■ Supplied records
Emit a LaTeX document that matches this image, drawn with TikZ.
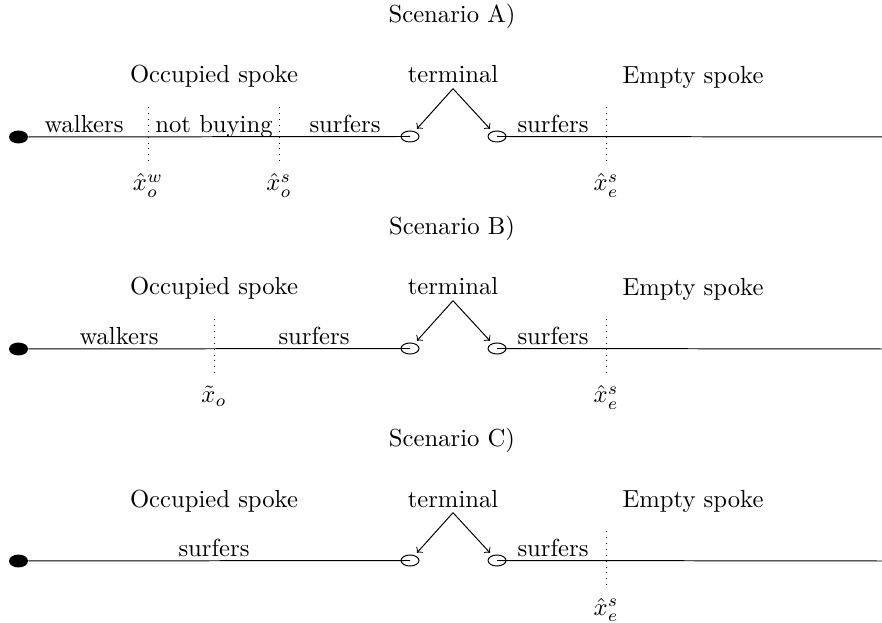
\documentclass[tikz,border=0pt]{standalone}
\usepackage{amsmath}
\usepackage{amssymb}
\usepackage{tikz}
\usetikzlibrary{positioning, shapes.geometric}

\begin{document}
\begin{tikzpicture}[
    x=0.01425cm, y=-0.01425cm,
    >=to,
    title_text/.style={anchor=base},
    head_text/.style={anchor=base, inner sep=2pt},
    seg_text/.style={anchor=base},
    marker_label/.style={anchor=base},
    spoke_end/.style={ellipse, fill=black, inner sep=0pt, minimum width=0.27cm, minimum height=0.185cm},
    stop_node/.style={ellipse, draw, inner sep=0pt, outer sep=1.5pt, minimum width=0.256cm, minimum height=0.157cm},
    marker_line/.style={dotted},
    term_arrow/.style={->}
]
    \useasboundingbox (0,0) rectangle (882,623);

    % 1. COMMON PARTS OF EVERY SCENARIO
    \foreach \s/\L in {A/137, B/349, C/561} {
        \node[title_text] (title\s) at (452, \L-114) {Scenario \s)};
        \node[head_text] (occ\s) at (214, \L-54) {Occupied spoke};
        \node[head_text] (term\s) at (453, \L-54) {terminal};
        \node[head_text] (emp\s) at (693, \L-53) {Empty spoke};

        % spoke ends and terminal stops
        \node[spoke_end] (dot\s) at (18.5, \L) {};
        \node[stop_node] (stopL\s) at (410, \L-0.5) {};
        \node[stop_node] (stopR\s) at (497, \L-0.5) {};
        \coordinate (end\s) at (882, \L);

        \draw (dot\s) -- (stopL\s.center);
        \draw (stopR\s.center) -- (end\s);
        \draw[term_arrow] (term\s.south) -- (stopL\s);
        \draw[term_arrow] (term\s.south) -- (stopR\s);

        % empty spoke: surfers and threshold
        \node[seg_text] (surfR\s) at (553, \L-4.5) {surfers};
        \coordinate (mE\s-top) at (606, \L-30);
        \coordinate (mE\s-bot) at (606, \L+28);
        \draw[marker_line] (mE\s-top) -- (mE\s-bot);
        \node[marker_label] (mE\s-lab) at (606, \L+54) {$\hat{x}_e^s$};
    }

    % 2. OCCUPIED SPOKE SEGMENTS
    \foreach \n/\xx/\L/\txt in {walkA/84/137/walkers, buyA/214/137/{not buying}, surfA/345/137/surfers,
                                walkB/119/349/walkers, surfB/314/349/surfers, surfC/214/561/surfers} {
        \node[seg_text] (\n) at (\xx, \L-4.5) {\txt};
    }

    % 3. OCCUPIED SPOKE THRESHOLDS
    \foreach \n/\xx/\L/\lab in {Aw/148/137/{$\hat{x}_o^w$}, As/279/137/{$\hat{x}_o^s$}, Bt/214/349/{$\tilde{x}_o$}} {
        \coordinate (m\n-top) at (\xx, \L-30);
        \coordinate (m\n-bot) at (\xx, \L+28);
        \draw[marker_line] (m\n-top) -- (m\n-bot);
        \node[marker_label] (m\n-lab) at (\xx, \L+54) {\lab};
    }

\end{tikzpicture}
\end{document}
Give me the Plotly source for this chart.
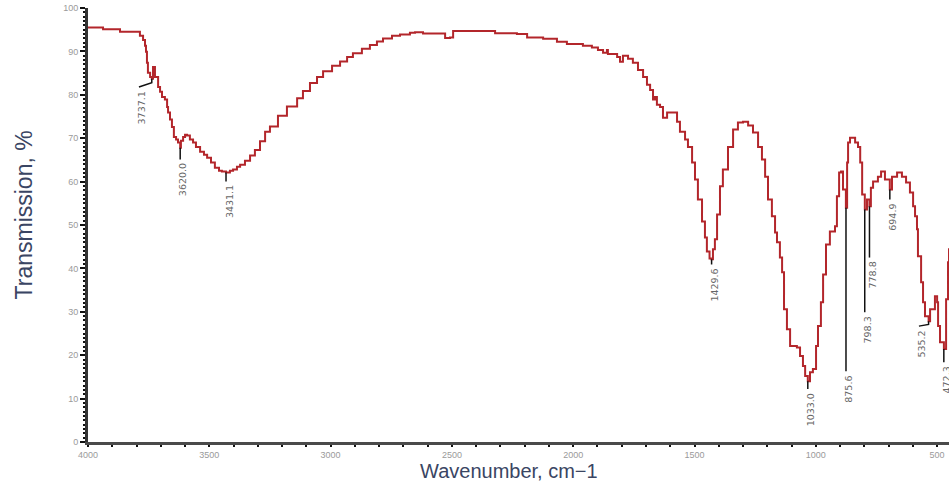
import plotly.graph_objects as go

# IR transmission spectrum (wavenumber in cm-1, transmission in %)
wavenumber = [
    4000, 3938, 3868, 3798, 3786, 3773, 3765, 3761, 3757, 3753, 3744, 3737, 3732, 3724,
    3711, 3703, 3695, 3683, 3674, 3670, 3662, 3654, 3646, 3637, 3629, 3620, 3617, 3608,
    3600, 3592, 3580, 3567, 3555, 3538, 3522, 3509, 3493, 3477, 3460, 3448, 3431, 3415,
    3402, 3386, 3373, 3353, 3332, 3312, 3291, 3270, 3250, 3217, 3180, 3138, 3114, 3085,
    3056, 3031, 2994, 2961, 2932, 2908, 2871, 2838, 2809, 2784, 2747, 2714, 2673, 2652,
    2619, 2537, 2528, 2508, 2495, 2331, 2322, 2232, 2190, 2124, 2067, 2026, 1960, 1923,
    1898, 1877, 1861, 1857, 1836, 1819, 1807, 1795, 1774, 1754, 1733, 1712, 1696, 1683,
    1671, 1663, 1655, 1642, 1630, 1613, 1589, 1572, 1560, 1539, 1527, 1510, 1498, 1486,
    1469, 1457, 1449, 1438, 1430, 1424, 1416, 1407, 1395, 1383, 1362, 1341, 1321, 1300,
    1279, 1259, 1238, 1222, 1209, 1197, 1181, 1168, 1160, 1148, 1139, 1131, 1119, 1106,
    1078, 1065, 1053, 1044, 1033, 1024, 1012, 999, 991, 979, 970, 958, 942, 921,
    913, 904, 896, 888, 876, 871, 867, 859, 847, 838, 826, 817, 809, 798,
    789, 779, 773, 764, 744, 731, 715, 695, 686, 665, 645, 628, 612, 599,
    591, 583, 579, 566, 558, 550, 535, 529, 509, 500, 496, 488, 472, 463,
    455, 451, 440,
]
transmission = [
    95.5, 95.1, 94.5, 94.5, 93.6, 92.6, 91.3, 89.9, 87.4, 85.1, 84.1, 83.7, 86.4, 84.1,
    81.8, 80.7, 79.5, 78.9, 77.2, 75.9, 74.3, 72.6, 70.3, 69.7, 69.0, 67.8, 69.4, 70.3,
    70.8, 70.6, 69.7, 69.0, 68.0, 66.9, 66.2, 65.5, 64.4, 63.2, 62.5, 62.3, 62.1, 62.5,
    62.8, 63.4, 63.9, 64.8, 66.0, 67.3, 69.3, 71.5, 72.7, 75.2, 77.3, 79.2, 80.9, 82.7,
    84.1, 85.4, 86.7, 87.7, 88.7, 89.6, 90.6, 91.5, 92.3, 93.0, 93.6, 93.9, 94.3, 94.4,
    94.1, 94.1, 93.1, 93.2, 94.7, 94.7, 94.2, 94.0, 93.2, 92.9, 92.2, 91.7, 91.3, 90.9,
    90.3, 89.7, 90.3, 89.4, 89.4, 88.7, 87.6, 89.0, 88.3, 87.4, 85.7, 84.1, 82.3, 81.1,
    78.9, 79.5, 77.7, 77.2, 74.7, 75.9, 75.9, 73.8, 71.5, 69.7, 68.0, 64.4, 60.5, 55.9,
    50.8, 47.1, 43.9, 42.3, 42.1, 44.4, 46.7, 52.4, 58.9, 62.8, 68.0, 72.0, 73.6, 73.8,
    72.9, 71.3, 68.0, 65.1, 61.1, 55.9, 52.0, 48.3, 46.0, 42.5, 39.1, 30.6, 26.0, 22.1,
    21.8, 19.8, 17.5, 15.2, 14.0, 16.1, 16.8, 22.1, 26.7, 32.2, 38.6, 45.5, 48.5, 49.7,
    56.6, 62.1, 62.3, 58.2, 54.0, 64.4, 69.0, 70.1, 70.1, 69.0, 68.0, 64.4, 57.0, 53.6,
    55.9, 54.3, 58.6, 60.0, 61.1, 62.3, 60.5, 58.2, 61.1, 62.1, 61.1, 59.8, 57.5, 54.3,
    52.0, 49.0, 42.8, 36.8, 32.2, 29.0, 27.8, 30.6, 33.6, 32.2, 26.7, 23.0, 21.4, 32.9,
    41.4, 44.4, 52.0,
]

# Picked peaks: position, value on the curve, knee of the leader line, leader end
peak_wn = [3737.1, 3620.0, 3431.1, 1429.6, 1033.0, 875.6, 798.3, 778.8, 694.9, 535.2, 472.3]
peak_top = [83.7, 67.8, 62.1, 42.1, 14.0, 54.0, 53.6, 54.3, 58.2, 27.8, 21.4]
peak_knee = [82.8, 65.1, 60.0, 40.9, 12.2, 16.3, 29.9, 42.5, 55.9, 27.1, 18.4]
peak_end = [81.8, 65.1, 60.0, 40.9, 12.2, 16.3, 29.9, 42.5, 55.9, 26.7, 18.4]
label_wn = [3790, 3620.0, 3431.1, 1429.6, 1033.0, 875.6, 798.3, 778.8, 694.9, 575, 472.3]
peak_text = ["3737.1", "3620.0", "3431.1", "1429.6", "1033.0", "875.6", "798.3",
             "778.8", "694.9", "535.2", "472.3"]

fig = go.Figure()

fig.add_trace(go.Scatter(
    x=wavenumber, y=transmission, mode="lines",
    line=dict(color="#b3262b", width=2, shape="hv"),
    hoverinfo="skip", showlegend=False,
))

# leader lines for the peak labels
lx, ly = [], []
for w, t, k, e, lw in zip(peak_wn, peak_top, peak_knee, peak_end, label_wn):
    lx += [w, w, lw, None]
    ly += [t, k, e, None]
fig.add_trace(go.Scatter(
    x=lx, y=ly, mode="lines", line=dict(color="#111111", width=1.5),
    hoverinfo="skip", showlegend=False,
))

for lw, e, txt in zip(label_wn, peak_end, peak_text):
    fig.add_annotation(
        x=lw, y=e, xref="x", yref="y", text=txt, showarrow=False,
        textangle=-90, xanchor="center", yanchor="top", xshift=3, yshift=-2,
        font=dict(family="DejaVu Sans", size=9.5, color="#666666"),
    )

title_font = dict(family="Liberation Sans, Arial", size=23, color="#3a4563")
fig.add_annotation(
    text="Transmission, %", xref="paper", yref="paper", x=0, y=0.522,
    xshift=-64, xanchor="center", yanchor="middle", textangle=-90,
    showarrow=False, font=title_font,
)
fig.add_annotation(
    text="Wavenumber, cm\u22121", xref="paper", yref="paper", x=0.489, y=0,
    yshift=-29, xanchor="center", yanchor="middle",
    showarrow=False, font=dict(title_font, size=20),
)

tick_font = dict(family="Liberation Sans, Arial", size=9, color="#9a9a9a")

fig.update_xaxes(
    range=[4000, 451], tickmode="linear", tick0=4000, dtick=500,
    showgrid=False, zeroline=False, showline=True, linecolor="#4a4a4a", linewidth=3,
    ticks="outside", ticklen=2, tickwidth=2, tickcolor="#111111",
    minor=dict(ticks="outside", dtick=100, ticklen=2, tickwidth=2, tickcolor="#111111"),
    tickfont=tick_font,
)
fig.update_yaxes(
    range=[0, 100], tickmode="linear", tick0=0, dtick=10,
    showgrid=False, zeroline=False, showline=True, linecolor="#333333", linewidth=3,
    ticks="outside", ticklen=5, tickwidth=2, tickcolor="#111111",
    minor=dict(ticks="outside", dtick=1, ticklen=2, tickwidth=1.5, tickcolor="#111111"),
    tickfont=tick_font,
)

fig.update_layout(
    width=949, height=486,
    margin=dict(l=88, r=0, t=8, b=44),
    paper_bgcolor="white", plot_bgcolor="white",
    showlegend=False,
)

fig.write_html("out.html", config={"displayModeBar": False})
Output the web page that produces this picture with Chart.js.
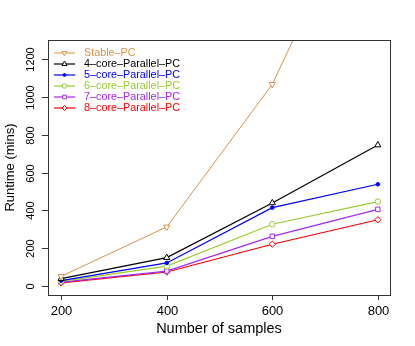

■ Given exercise
Pick out the lines that contain "with" and copy them.

■ Solved problem
Emit a LaTeX document that matches this image, drawn with TikZ.
Output the web page that produces this picture with Chart.js.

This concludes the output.